Audi has confirmed it plans to make all of its production facilities carbon neutral by 2025.
Billed ‘Mission:Zero’, the firm is implementing a range of policies that look to make its plants CO2 neutral ‘on balance’. These include the use of green electricity, with the firm’s Gyor plant in Hungary having the equivalent of 22 football pitches of solar panels on its factories’ roofs.
Audi’s Brussels factory, where the electric e-tron SUV is produced, was the first to become carbon-neutral back in 2018, and earlier this year the aforementioned Gyor plant also earned this status.
The remaining facilities – Ingolstadt, Neckarsulm (both in Germany) and San Jose Chiapa, Mexico, are said to be currently between 70 and 75 per cent carbon neutral.

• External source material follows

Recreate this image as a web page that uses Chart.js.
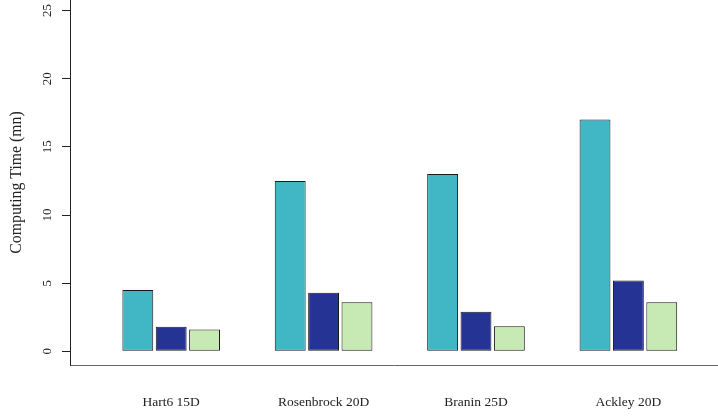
<!DOCTYPE html>
<html>
<head>
<meta charset="utf-8">
<script src="https://cdn.jsdelivr.net/npm/chart.js@4"></script>
<style>
  html, body { margin: 0; padding: 0; background: #fff; }
  #wrap { width: 718px; height: 418px; }
</style>
</head>
<body>
<div id="wrap"><canvas id="myChart"></canvas></div>
<script>
var categories = ['Hart6 15D', 'Rosenbrock 20D', 'Branin 25D', 'Ackley 20D'];
var seriesA = [4.5, 12.5, 13.0, 17.0];
var seriesB = [1.8, 4.3, 2.9, 5.2];
var seriesC = [1.6, 3.6, 1.85, 3.6];
var yTicks = [0, 5, 10, 15, 20, 25];

var serif = "'Liberation Serif', 'DejaVu Serif', serif";

function toPoints(vals) {
    return vals.map(function (v, i) { return { x: i + 1, y: v }; });
}

function makeSet(vals, color) {
    return {
        data: toPoints(vals),
        backgroundColor: color,
        borderColor: '#1a1a1a',
        borderWidth: 1,
        borderSkipped: false,
        categoryPercentage: 0.657,
        barPercentage: 0.925
    };
}

function loadChart() {
    var ctx = document.getElementById('myChart').getContext('2d');

    new Chart(ctx, {
        type: 'bar',
        data: {
            datasets: [
                makeSet(seriesA, '#41b6c4'),
                makeSet(seriesB, '#253494'),
                makeSet(seriesC, '#c7e9b4')
            ]
        },
        options: {
            responsive: true,
            maintainAspectRatio: false,
            animation: false,
            layout: { padding: 0 },
            plugins: {
                legend: { display: false },
                tooltip: { enabled: false }
            },
            scales: {
                x: {
                    type: 'linear',
                    offset: false,
                    min: 0.336,
                    max: 4.588,
                    afterBuildTicks: function (scale) {
                        scale.ticks = categories.map(function (c, i) { return { value: i + 1 }; });
                    },
                    afterFit: function (scale) {
                        scale.height = 53;
                        scale.paddingLeft = 0;
                        scale.paddingRight = 0;
                    },
                    grid: { display: false, drawTicks: false, offset: false },
                    border: { display: true, color: '#666666', width: 1 },
                    ticks: {
                        autoSkip: false,
                        maxRotation: 0,
                        padding: 29,
                        color: '#222222',
                        font: { family: serif, size: 13.5 },
                        callback: function (v) { return categories[Math.round(v) - 1]; }
                    }
                },
                y: {
                    min: -1.0,
                    max: 25.77,
                    afterBuildTicks: function (scale) {
                        scale.ticks = yTicks.map(function (v) { return { value: v }; });
                    },
                    afterFit: function (scale) {
                        scale.width = 70;
                        scale.paddingTop = 0;
                        scale.paddingBottom = 0;
                    },
                    grid: {
                        display: true,
                        drawOnChartArea: false,
                        drawTicks: true,
                        tickLength: 8,
                        color: '#222222'
                    },
                    border: { display: true, color: '#222222', width: 1 },
                    ticks: {
                        minRotation: 90,
                        maxRotation: 90,
                        crossAlign: 'center',
                        padding: 8,
                        color: '#222222',
                        font: { family: serif, size: 13 }
                    },
                    title: {
                        display: true,
                        text: 'Computing Time (mn)',
                        color: '#222222',
                        padding: { top: 7, bottom: 4 },
                        font: { family: serif, size: 15.8 }
                    }
                }
            }
        }
    });
}

loadChart();
</script>
</body>
</html>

Peter Kossler, member of the board of management of Audi AG for production and logistics, said: ‘A major proportion of the emissions in an automobile’s lifecycle are generated during its utilization phase. However, along with the growing proportion of electrified vehicles, these emissions increasingly shift to the manufacturing phase.
‘This is where we have a decisive lever as manufacturers. By achieving carbon neutrality for our production sites and consistently carrying this aspiration into our supply chain, we ensure that our automobiles reach the customer with a smaller carbon footprint.’
Despite Audi’s pledge, though, it’s far from being the first car firm to declare its manufacturing facilities going carbon neutral. Bentley’s plant in Crewe was given this status in 2019, while earlier this year Jaguar Land Rover celebrated two years of its plants being recognised in this way.